Mas o ápice dessas angústias é, com certeza, o relacionamento abusivo que Tina vivenciou com o ex-marido Ike Turner, também parceiro musical no começo de sua carreira artística. Responsável por violências físicas, sexuais e psicológicas, Ike é, depois de Tina, a figura de maior destaque do documentário – o que é, no mínimo, irônico, já que a cantora tenta, há anos, se desvencilhar da imagem construída ao lado do antigo companheiro. Para se ter uma noção mais exata, uma entrevista concedida à revista People, em 1981, um livro e um filme não foram suficientes para colocar um fim nessa história. Na verdade, isso tudo somente aumentou a curiosidade da mídia, que nunca perdeu uma única oportunidade de colocar o tema em pauta.
Registrando, no documentário, uma possível versão definitiva desse passado conturbado, Tina Turner não vê a hora de poder parar de falar sobre isso. Afinal, por que não dão maior ênfase e importância ao período em que ela assumiu o controle da própria vida? Ela precisou ir ao tribunal para manter o nome artístico. Mais tarde, em 1984, dominou o mundo com o disco Private Dancer – nas palavras da própria artista, “Tina nunca tinha realmente estreado. Foi a estreia de Tina, e aquele foi o meu primeiro álbum”. Por que dar menos importância a tantas conquistas, preferindo sempre destacar o antigo casamento? São questões dessa natureza que a cantora tenta resolver de vez, antes de sair de cena.

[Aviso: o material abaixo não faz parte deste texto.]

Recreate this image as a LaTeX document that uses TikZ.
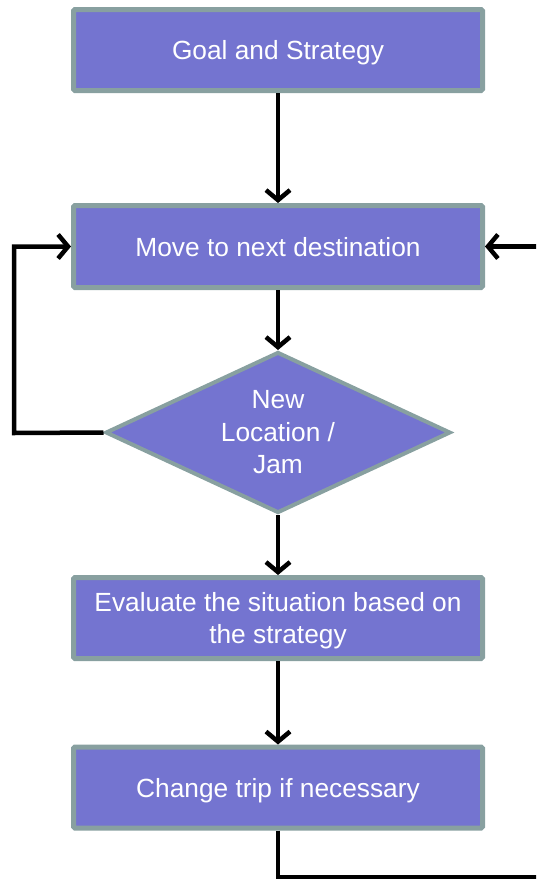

Em essência, o que o longa-metragem realmente busca é recriar o processo de construção de Tina Turner. Com alguma variedade de fontes – embora todas tenham pelo menos uma proximidade mínima com a artista -, além, é claro, dos relatos da própria estrela, busca-se organizar a trajetória de uma vida nada fácil, que serviu de caminho para moldar a cantora tal qual a conhecemos hoje. Resgatando alguns arquivos até então inéditos, Tina pode chover no molhado para antigos fãs, visto que revisita uma história já contada inúmeras vezes. Mas não deixa de ser um filme perfeito para quem ainda está se introduzindo ao universo dessa diva.
De modo geral, um trabalho tão complexo só obteria êxito com uma boa direção. Por isso, não é coincidência que Daniel Lindsay e T.J. Martin – dupla que já recebeu um Oscar de Melhor Documentário por Undefeated, em 2012 – estejam concorrendo a Melhor Direção em Documentário/Programa de Não-Ficção no Emmy 2021. Certamente, de nada adiantaria a ambição de um projeto dessa magnitude se ele fosse desenvolvido de maneira caótica e desorganizada. E se tratando da carreira de um ícone da Música, faz ainda mais sentido que o documentário esteja concorrendo também a Melhor Mixagem de Som em Reality ou Programa de Não-Ficção (Única ou Múltiplas Câmeras).
Já a disputa por Melhor Documentário ou Especial de Não-Ficção parece estar ainda mais acirrada, uma vez que nomes de grande repercussão, como Framing Britney Spears: A Vida de uma Estrela e O Dilema das Redes, também concorrem à categoria. Pode até ser que Tina se destaque pela coesão narrativa, ou por abordar temas urgentes, tal como a violência contra a mulher, mas é cedo para cantar qualquer tipo de vitória. De toda maneira, com essas indicações, a qualidade do longa começa a se revelar inegável. E Tina Turner? Continua sendo simplesmente a melhor.